Theoretical foundations.
The Silk Clarity methodology draws on established research in psycholinguistics, interpersonal communication science and the behavioural patterns that govern how people are perceived when they speak under pressure.
The theoretical foundations of Silk Clarity draw on published research by Brian H. Spitzberg, William R. Cupach, John C. Wiemann, Roger C. Mayer, James H. Davis, F. David Schoorman, Christopher Earley, Soon Ang, Sylvia Ann Hewlett, and the Common European Framework of Reference for Languages. The methodology is research-informed rather than research-validated: a structured way to observe and discuss communication behaviour, grounded in the same evidence base that the field already accepts.
Every assessment is read against the same methodology.
That consistency is the point — it is what makes the resulting profiles comparable, the language shared and the conversations it enables defensible.
The methodology interrogates six dimensions of professional communication: how clearly a person structures and conveys complex information; how they establish and maintain credibility under scrutiny; how their register adapts to context and audience; how they modulate their presence without losing precision; and how they make their reasoning — not just their conclusions — visible to the people who need to evaluate it.
These dimensions were not chosen because they describe ideal communication. They were chosen because they are the dimensions along which professional judgements are already being made — silently, inconsistently and without a vocabulary to justify them. The method makes those judgements visible. It does not make them for you.
Darcy Quinn.
The work is grounded in two decades of observation across professional environments — sales, management, recruitment, business ownership, and the development of executive-level communication in English — informed by research in psycholinguistics and interpersonal communication science. The patterns that recurred across those settings were consistent enough to suggest they were not anecdotal. They pointed to something structural in how people are judged when they speak.

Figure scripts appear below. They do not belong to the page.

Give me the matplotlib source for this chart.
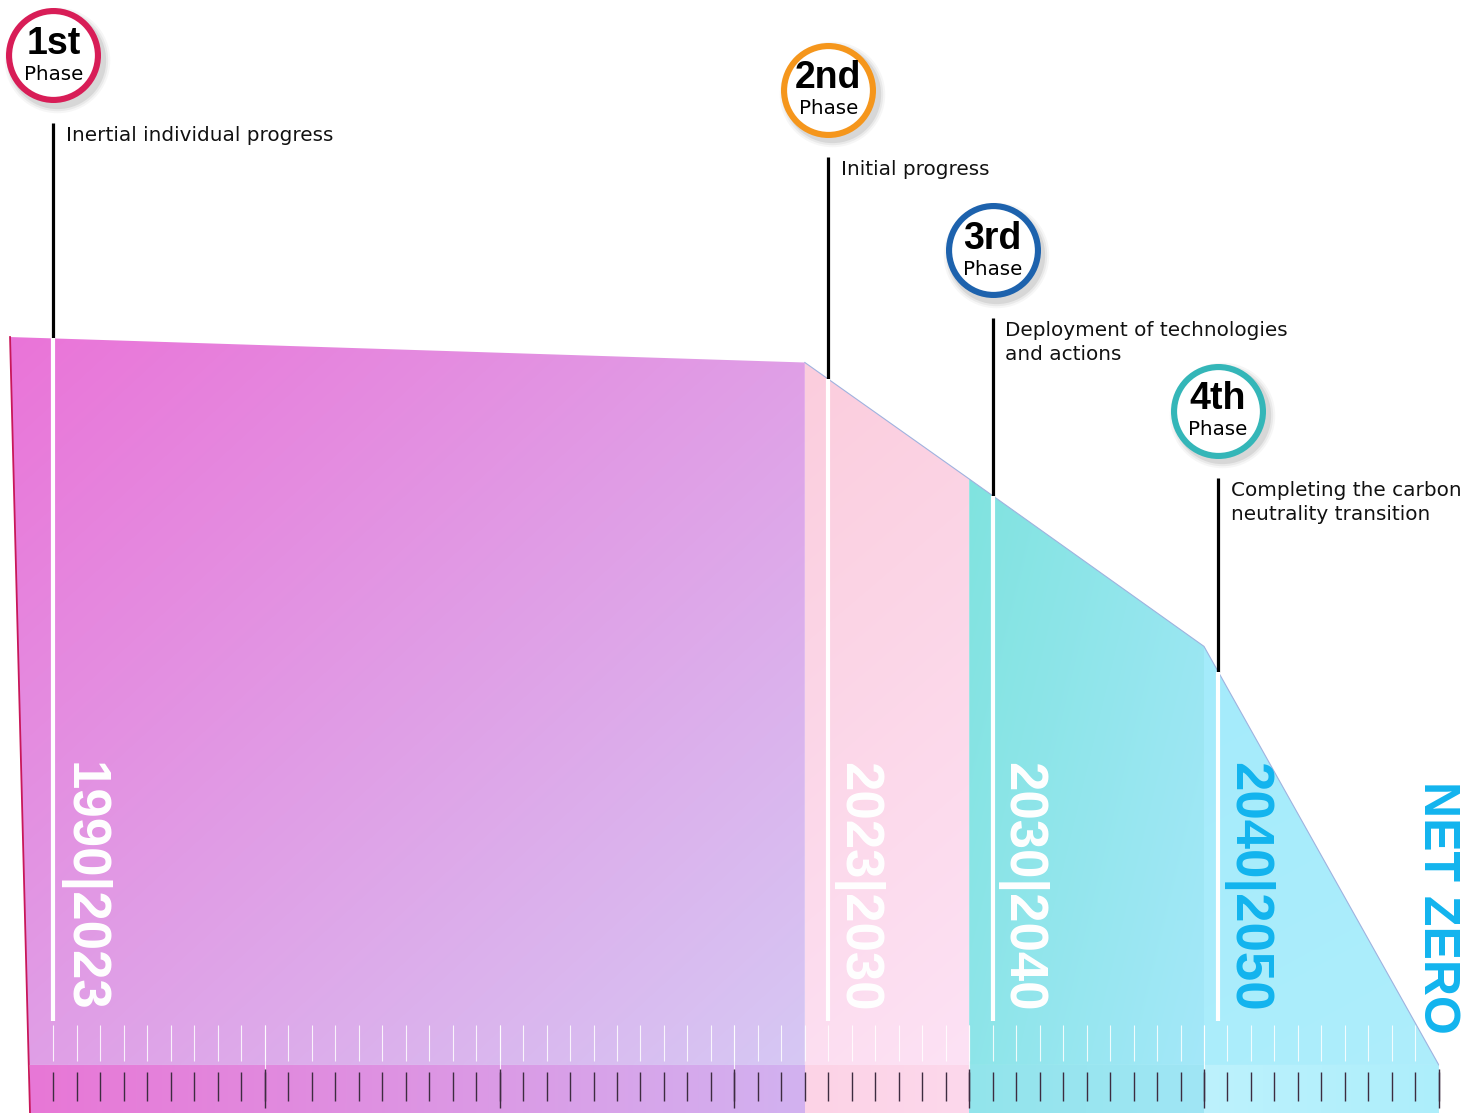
import numpy as np
import matplotlib.pyplot as plt
from matplotlib.patches import Polygon
from matplotlib.colors import to_rgb
from matplotlib.transforms import offset_copy

# emissions path (index, 1990 = 100) at the phase boundaries
years = [1990, 2023, 2030, 2040, 2050]
emissions = [100, 96.5, 80.5, 57.5, 0]

periods = ["1990|2023", "2023|2030", "2030|2040", "2040|2050"]
phase_ordinals = ["1st", "2nd", "3rd", "4th"]
phase_texts = ["Inertial individual progress",
               "Initial progress",
               "Deployment of technologies\nand actions",
               "Completing the carbon\nneutrality transition"]
phase_start = [1991, 2024, 2031, 2040.6]
end_label = "NET ZERO"

# styling / layout
seg_c0 = ["#ea74d8", "#fbcddd", "#80e3df", "#a4ebfb"]
seg_c1 = ["#d6c8f4", "#fde2f5", "#a4e8f9", "#aeeefc"]
band_c0 = ["#e877d6", "#fcd3e6", "#92e4eb", "#bdf2fd"]
band_c1 = ["#d2b2f0", "#fdd8ec", "#a0e6f5", "#adeefb"]
ring_colors = ["#d81d57", "#f5961c", "#1d62ad", "#34b6b8"]
period_colors = ["white", "white", "white", "#12b4ee"]
callout_top = [129.4, 124.7, 102.6, 80.6]
lean = 0.85
ymin, ymax = -6.6, 146.3

fig = plt.figure(figsize=(14.62, 11.13), dpi=100)
ax = fig.add_axes([0, 0, 1, 1])
ax.axis("off")


def gradient_fill(verts, c0, c1, wx, wy, z=1):
    poly = Polygon(verts, closed=True, fc="none", ec="none")
    ax.add_patch(poly)
    xs = [v[0] for v in verts]
    ys = [v[1] for v in verts]
    u = np.linspace(0, 1, 256)
    U, V = np.meshgrid(u, u)
    t = (wx * U + wy * (1 - V)) / (wx + wy)
    a = np.array(to_rgb(c0))
    b = np.array(to_rgb(c1))
    img = a[None, None, :] * (1 - t[..., None]) + b[None, None, :] * t[..., None]
    im = ax.imshow(img, extent=(min(xs), max(xs), min(ys), max(ys)),
                   origin="lower", aspect="auto", zorder=z, interpolation="bilinear")
    im.set_clip_path(poly)


# main area, one gradient segment per phase
weights = [(1, 1), (0.2, 1), (1, 0.6), (0.3, 1)]
for i in range(4):
    x0, x1 = years[i], years[i + 1]
    e0, e1 = emissions[i], emissions[i + 1]
    if i == 0:
        left_top = x0 - lean
        left_bot = x0 - lean * (0 - ymin) / (e0 - ymin)
        verts = [(left_bot, 0), (left_top, e0), (x1, e1), (x1, 0)]
    else:
        verts = [(x0, 0), (x0, e0), (x1, e1), (x1, 0)]
    gradient_fill(verts, seg_c0[i], seg_c1[i], *weights[i])
    # bottom band
    gradient_fill([(x0, ymin), (x0, 0), (x1, 0), (x1, ymin)],
                  band_c0[i], band_c1[i], 1, 0.0001, z=2)

ax.plot(years[1:], emissions[1:], color="#9fb2df", lw=0.8, zorder=2)
ax.plot([years[0] - lean, years[0]], [emissions[0], ymin], color="#c8175a", lw=1.3, zorder=4)

# year ticks
tick_years = np.arange(years[0] + 1, years[-1] + 1)
decades = tick_years[tick_years % 10 == 0]
ax.vlines(tick_years, 0.5, 5.5, color="white", lw=0.8, alpha=0.85, zorder=3)
ax.vlines(decades, -0.7, 5.5, color="white", lw=0.8, alpha=0.85, zorder=3)
ax.vlines(tick_years, -4.9, -1.0, color="#3d2c40", lw=1.0, zorder=3)
ax.vlines(decades, -5.9, -0.5, color="#3d2c40", lw=1.0, zorder=3)

# phase callouts
for i in range(4):
    x = phase_start[i]
    level = np.interp(x, years, emissions)
    top = callout_top[i]
    ax.plot([x, x], [level, top], color="black", lw=2.3, zorder=5, solid_capstyle="butt")
    ax.plot([x, x], [level, 6.0], color="white", lw=3.0, zorder=5, solid_capstyle="butt")

    ax.annotate(phase_texts[i], (x, top), xytext=(9, -2.0), textcoords="offset points",
                ha="left", va="top", fontsize=14.4, color="#111111",
                family="DejaVu Sans", linespacing=1.36, zorder=6)

    cy = top + 9.3
    for k, (grow, alpha) in enumerate([(8, 0.05), (5, 0.08), (2, 0.12)]):
        tr = offset_copy(ax.transData, fig=fig, x=2.5, y=-3.5, units="points")
        ax.plot(x, cy, "o", ms=68 + grow, color="#555555", alpha=alpha, mew=0,
                transform=tr, zorder=6)
    ax.plot(x, cy, "o", ms=64, mfc="white", mec=ring_colors[i], mew=4.4, zorder=7)
    ax.annotate(phase_ordinals[i], (x, cy), xytext=(0, 8.5), textcoords="offset points",
                ha="center", va="center", fontsize=27, fontweight="bold",
                family="Liberation Sans", color="black", zorder=8)
    ax.annotate("Phase", (x, cy), xytext=(0, -13.5), textcoords="offset points",
                ha="center", va="center", fontsize=14.3, family="DejaVu Sans",
                color="black", zorder=8)

    ax.annotate(periods[i], (x, 41.6), xytext=(21, 0), textcoords="offset points",
                rotation=-90, ha="center", va="top", fontsize=38, fontweight="bold",
                family="Liberation Sans", color=period_colors[i], zorder=6)

ax.annotate(end_label, (years[-1], 39.0), xytext=(-1, 0), textcoords="offset points",
            rotation=-90, ha="center", va="top", fontsize=36, fontweight="bold",
            family="Liberation Sans", color="#12b4ee", zorder=6)

ax.set_xlim(1990 - 30 / 23.48, 1990 + 1432 / 23.48)
ax.set_ylim(ymin, ymax)

fig.savefig("out.png", dpi=100)
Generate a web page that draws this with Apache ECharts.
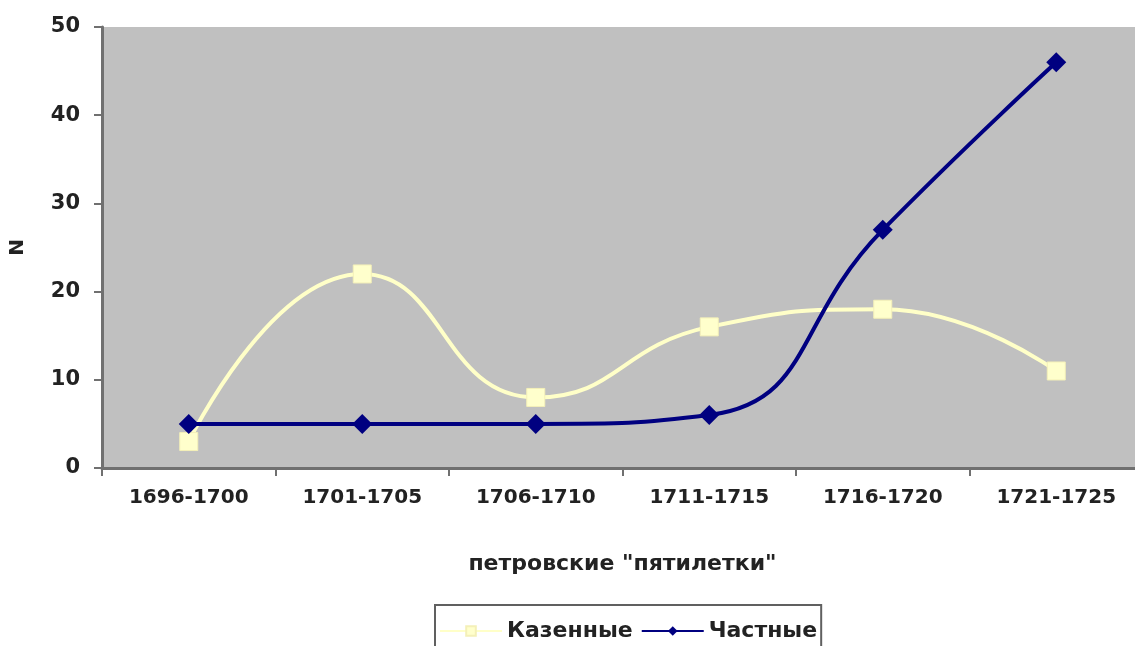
<!DOCTYPE html>
<html>
<head>
<meta charset="utf-8">
<script src="https://cdn.jsdelivr.net/npm/echarts@6/dist/echarts.min.js"></script>
<style>
html,body{margin:0;padding:0;background:#fff;}
#chart{width:1135px;height:646px;}
</style>
</head>
<body>
<div id="chart"></div>
<script>
const categories = ['1696-1700','1701-1705','1706-1710','1711-1715','1716-1720','1721-1725'];
const kazennye = [3, 22, 8, 16, 18, 11];
const chastnye = [5, 5, 5, 6, 27, 46];
const yTicks = {min: 0, max: 50, interval: 10};

const font = '"DejaVu Sans", sans-serif';
const chart = echarts.init(document.getElementById('chart'), null, {renderer: 'canvas'});
chart.setOption({
  backgroundColor: '#ffffff',
  animation: false,
  grid: {left: 102, right: -8, top: 27, bottom: 178, show: true, backgroundColor: '#c0c0c0', borderWidth: 0, outerBoundsMode: 'none', containLabel: false},
  legend: {
    left: 435, top: 605,
    padding: [15, 4, 30, 4],
    borderColor: '#606060', borderWidth: 2,
    itemWidth: 62, itemHeight: 12, itemGap: 8,
    textStyle: {fontFamily: font, fontWeight: 'bold', fontSize: 22, color: '#222'},
    data: [{name: 'Казенные'}, {name: 'Частные'}]
  },
  xAxis: {
    type: 'category',
    data: categories,
    name: 'петровские "пятилетки"',
    nameLocation: 'middle',
    nameGap: 85,
    nameTextStyle: {fontFamily: font, fontWeight: 'bold', fontSize: 22, color: '#222'},
    axisLine: {lineStyle: {color: '#707070', width: 3}},
    axisTick: {show: true, length: 8, lineStyle: {color: '#707070', width: 2}},
    axisLabel: {fontFamily: font, fontWeight: 'bold', fontSize: 20, color: '#222', margin: 20}
  },
  yAxis: {
    type: 'value',
    min: yTicks.min, max: yTicks.max, interval: yTicks.interval,
    name: 'N',
    nameLocation: 'middle',
    nameGap: 74,
    nameRotate: 90,
    nameTextStyle: {fontFamily: font, fontWeight: 'bold', fontSize: 20, color: '#222'},
    splitLine: {show: false},
    axisLine: {show: true, lineStyle: {color: '#707070', width: 3}},
    axisTick: {show: true, length: 8, lineStyle: {color: '#707070', width: 2}},
    axisLabel: {fontFamily: font, fontWeight: 'bold', fontSize: 21, color: '#222', margin: 22}
  },
  series: [
    {
      name: 'Казенные',
      type: 'line',
      data: kazennye,
      smooth: 0.5,
      symbol: 'rect',
      symbolSize: 18,
      lineStyle: {color: '#ffffc8', width: 4},
      itemStyle: {color: '#ffffcc', borderColor: '#f4f0b8', borderWidth: 1},
      z: 2
    },
    {
      name: 'Частные',
      type: 'line',
      data: chastnye,
      smooth: 0.5,
      symbol: 'diamond',
      symbolSize: 20,
      lineStyle: {color: '#000080', width: 4},
      itemStyle: {color: '#000080'},
      z: 3
    }
  ]
});
</script>
</body>
</html>
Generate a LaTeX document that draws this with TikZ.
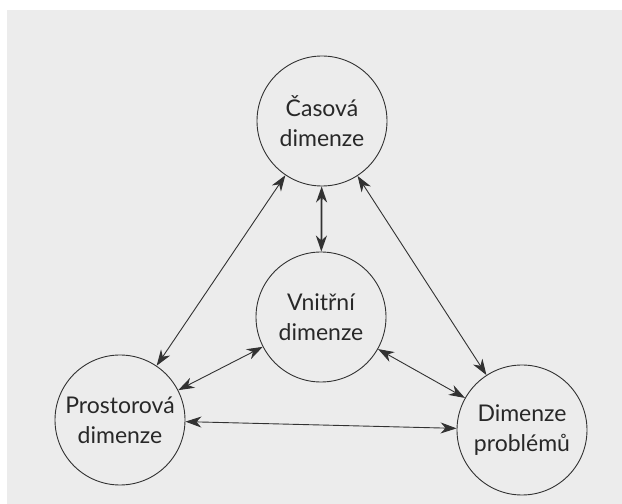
\documentclass[tikz,border=0pt]{standalone}
\usepackage{fontspec}
\setmainfont{Lato}
\usetikzlibrary{arrows.meta}
\definecolor{paper}{RGB}{236,236,236}
\definecolor{ink}{RGB}{50,50,50}
\definecolor{txt}{RGB}{40,40,40}
\begin{document}
\begin{tikzpicture}[x=1pt,y=1pt,
  dim/.style={circle,draw=ink,line width=0.9pt,minimum size=130pt,inner sep=0pt,
    text=txt,align=center,font=\fontsize{23}{30}\selectfont},
  link/.style={draw=ink,line width=0.9pt,
    {Stealth[length=16pt,width=11pt,inset=5pt,fill=ink]}-{Stealth[length=16pt,width=11pt,inset=5pt,fill=ink]}},
  strong/.style={link,line width=1.8pt}]
\useasboundingbox (0,0) rectangle (622,504);
\fill[white] (0,0) rectangle (622,504);
\fill[paper] (7,0) rectangle (622,494);
\node[dim] (cas) at (322,383) {Časová\\dimenze};
\node[dim] (vni) at (321,187) {Vnitřní\\dimenze};
\node[dim] (pro) at (120,84) {Prostorová\\dimenze};
\node[dim] (pbl) at (522,74) {Dimenze\\problémů};
\draw[strong] (cas) -- (vni);
\draw[link] (cas) -- (pro);
\draw[link] (cas) -- (pbl);
\draw[link] (vni) -- (pro);
\draw[link] (vni) -- (pbl);
\draw[link] (pro) -- (pbl);
\end{tikzpicture}
\end{document}
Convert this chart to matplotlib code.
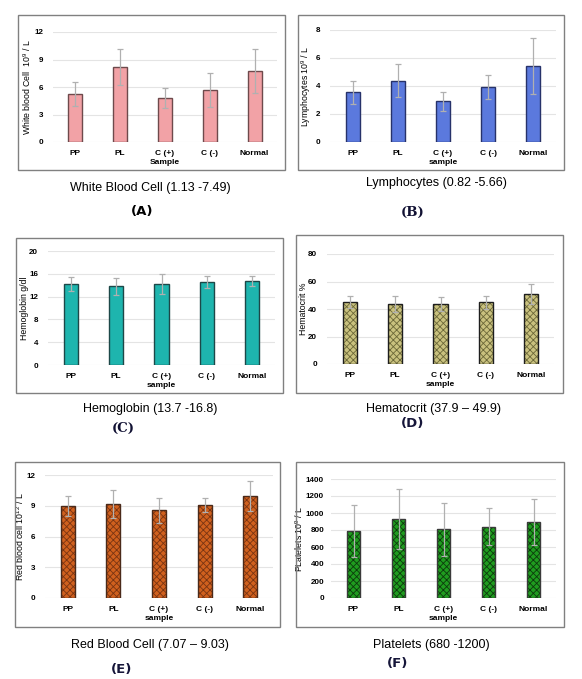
import matplotlib
matplotlib.use("Agg")
import matplotlib.pyplot as plt
from matplotlib.patches import Rectangle

samples = ["PP", "PL", "C (+)", "C (-)", "Normal"]

wbc_mean = [5.25, 8.15, 4.8, 5.7, 7.75]
wbc_err = [1.3, 1.95, 1.1, 1.85, 2.35]
lym_mean = [3.55, 4.37, 2.91, 3.9, 5.43]
lym_err = [0.8, 1.17, 0.66, 0.86, 1.98]
hgb_mean = [14.2, 13.85, 14.2, 14.55, 14.75]
hgb_err = [1.25, 1.5, 1.7, 1.0, 0.85]
hct_mean = [44.8, 43.8, 43.8, 44.9, 51.0]
hct_err = [4.3, 5.9, 5.2, 4.7, 7.2]
rbc_mean = [8.98, 9.17, 8.57, 9.1, 9.98]
rbc_err = [1.0, 1.4, 1.22, 0.7, 1.47]
plt_mean = [790, 928, 808, 840, 896]
plt_err = [302, 350, 312, 221, 268]

W, H = 582, 679
plt.rcParams["font.family"] = ["Liberation Sans", "DejaVu Sans"]
plt.rcParams["mathtext.default"] = "regular"
plt.rcParams["hatch.linewidth"] = 0.6

fig = plt.figure(figsize=(W / 100, H / 100), dpi=100)


def fbox(l, t, r, b):
    return [l / W, 1 - b / H, (r - l) / W, (b - t) / H]


# each panel: data, ylim/ticks, labels, colours, pixel boxes
panels = [
    dict(mean=wbc_mean, err=wbc_err, ymax=12, step=3, ylabel="White blood Cell  10$^9$ / L",
         xlabel="Sample", title="White Blood Cell (1.13 -7.49)", tag="(A)",
         face="#f2a2a6", edge="#6e4a4c", hatch=None, ylx=29, ypad=7,
         ax=(53, 32, 277, 142), frame=(18, 15, 285, 170), tpos=(150, 188), tagpos=(142, 212),
         tagfont="DejaVu Sans", tagcolor="black"),
    dict(mean=lym_mean, err=lym_err, ymax=8, step=2, ylabel="Lymphocytes 10$^9$ / L",
         xlabel="sample", title="Lymphocytes (0.82 -5.66)", tag="(B)",
         face="#5b79dd", edge="#27326a", hatch=None, ylx=309, ypad=7,
         ax=(330, 30, 556, 142), frame=(298, 15, 564, 170), tpos=(436, 183), tagpos=(413, 212),
         tagfont="DejaVu Serif", tagcolor="#111133"),
    dict(mean=hgb_mean, err=hgb_err, ymax=20, step=4, ylabel="Hemoglobin g/dl",
         xlabel="sample", title="Hemoglobin (13.7 -16.8)", tag="(C)",
         face="#1eb5ae", edge="#1d4848", hatch=None, ylx=25, ypad=7,
         ax=(48, 251, 275, 365), frame=(16, 238, 283, 393), tpos=(150, 409), tagpos=(123, 428),
         tagfont="DejaVu Serif", tagcolor="#111133"),
    dict(mean=hct_mean, err=hct_err, ymax=80, step=20, ylabel="Hematocrit %",
         xlabel="sample", title="Hematocrit (37.9 \u2013 49.9)", tag="(D)",
         face="#c9c17e", edge="#1e1e1e", hatch="xxxxx", hcolor="#6c6838", ylx=304, ypad=7,
         ax=(327, 254, 554, 364), frame=(296, 235, 563, 393), tpos=(433, 409), tagpos=(413, 424),
         tagfont="DejaVu Sans", tagcolor="#16163a"),
    dict(mean=rbc_mean, err=rbc_err, ymax=12, step=3, ylabel="Red blood cell 10$^{12}$ / L",
         xlabel="sample", title="Red Blood Cell (7.07 \u2013 9.03)", tag="(E)",
         face="#d0601e", edge="#4a2a1a", hatch="xxxxx", hcolor="#7a3412", ylx=22, ypad=7,
         ax=(45, 475, 273, 598), frame=(15, 462, 280, 627), tpos=(150, 645), tagpos=(122, 669),
         tagfont="DejaVu Sans", tagcolor="#16163a"),
    dict(mean=plt_mean, err=plt_err, ymax=1400, step=200, ylabel="PLatelets 10$^9$ / L",
         xlabel="sample", title="Platelets (680 -1200)", tag="(F)",
         face="#1f9c1f", edge="#3a3a3a", hatch="xxxxx", hcolor="#0c3a0c", ylx=301, ypad=5,
         ax=(331, 479, 556, 598), frame=(296, 462, 564, 627), tpos=(431, 645), tagpos=(398, 664),
         tagfont="DejaVu Sans", tagcolor="#16163a"),
]

for p in panels:
    l, t, r, b = p["frame"]
    fig.add_artist(Rectangle((l / W, 1 - b / H), (r - l) / W, (b - t) / H,
                             transform=fig.transFigure, fill=False,
                             edgecolor="#808080", linewidth=1.0))

    ax = fig.add_axes(fbox(*p["ax"]))
    x = list(range(len(samples)))
    if p["hatch"]:
        ax.bar(x, p["mean"], width=0.31, color=p["face"], hatch=p["hatch"],
               edgecolor=p["hcolor"], linewidth=0, zorder=2)
        ax.bar(x, p["mean"], width=0.31, fill=False, edgecolor=p["edge"],
               linewidth=1.0, zorder=3)
    else:
        ax.bar(x, p["mean"], width=0.31, color=p["face"], edgecolor=p["edge"],
               linewidth=1.0, zorder=2)
    ax.errorbar(x, p["mean"], yerr=p["err"], fmt="none", ecolor="#b0b0b0",
                elinewidth=0.9, capsize=2.5, capthick=0.9, zorder=4)

    ax.set_xlim(-0.5, 4.5)
    ax.set_ylim(0, p["ymax"])
    ax.set_yticks(range(0, p["ymax"] + 1, p["step"]))
    ax.set_xticks(x)
    ax.set_xticklabels(samples, fontsize=6, fontweight="bold")
    for lab in ax.get_yticklabels():
        lab.set_fontsize(5.8)
        lab.set_fontweight("bold")
    ax.tick_params(length=0)
    ax.tick_params(axis="y", pad=p["ypad"])
    ax.tick_params(axis="x", pad=6)
    for s in ax.spines.values():
        s.set_visible(False)
    ax.grid(axis="y", color="#e4e4e4", linewidth=0.8, zorder=0)
    ax.set_axisbelow(True)
    ax.set_ylabel(p["ylabel"], fontsize=6.3)
    al, _, ar, _ = p["ax"]
    ax.yaxis.set_label_coords((p["ylx"] + 4 - al) / (ar - al), 0.5)
    ax.set_xlabel(p["xlabel"], fontsize=6, fontweight="bold", labelpad=1)

    tx, ty = p["tpos"]
    fig.text(tx / W, 1 - ty / H, p["title"], fontsize=9, ha="center", va="center")
    gx, gy = p["tagpos"]
    fig.text(gx / W, 1 - gy / H, p["tag"], fontsize=9.5, fontweight="bold",
             ha="center", va="center", family=p["tagfont"], color=p["tagcolor"])

fig.savefig("out.png", dpi=100)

That direct work with senior professionals is what informed the approach. Silk Clarity is the formalisation of it — a way to bring structure to the judgments those rooms were already making. The practice heritage is the source of the evidence base; the platform is what turns that evidence into a discipline organisations can use.
- Assesses communication behaviour against a defined methodology.
- Identifies strengths and recurring patterns under pressure.
- Provides a written profile that can be read, discussed and revisited.
- Offers a shared vocabulary for conversations about communication.
It does not interview, coach, train, place, predict performance or make decisions on anyone's behalf. The decisions remain with the people accountable for them.
Communication Signatures™: the intellectual property behind Silk Clarity.
A Communication Signature is the structured fingerprint of how a person communicates under professional pressure. It is the mechanism that turns observation into evidence — and evidence into a decision a panel, board or client can defend.
- 01Input
Structured prompts elicit communication behaviour in conditions that resemble the room.
- 02Communication Analysis
Responses are read against the framework — clarity, structure, composure, register.
- 03Evidence Mapping
Observations are tied to specific moments and patterns, not summary scores.
- 04Communication Signature
The mapped evidence resolves into a single, comparable signature.
- 05Recruiter Insight
The signature becomes the working document for shortlist and panel conversations.
- 06Defensible Decision
Clients, boards and appointment panels receive a recommendation backed by traceable evidence.
Recruiter judgement leads at every step. The platform exists to make that judgement visible, explainable and defensible — not to replace it.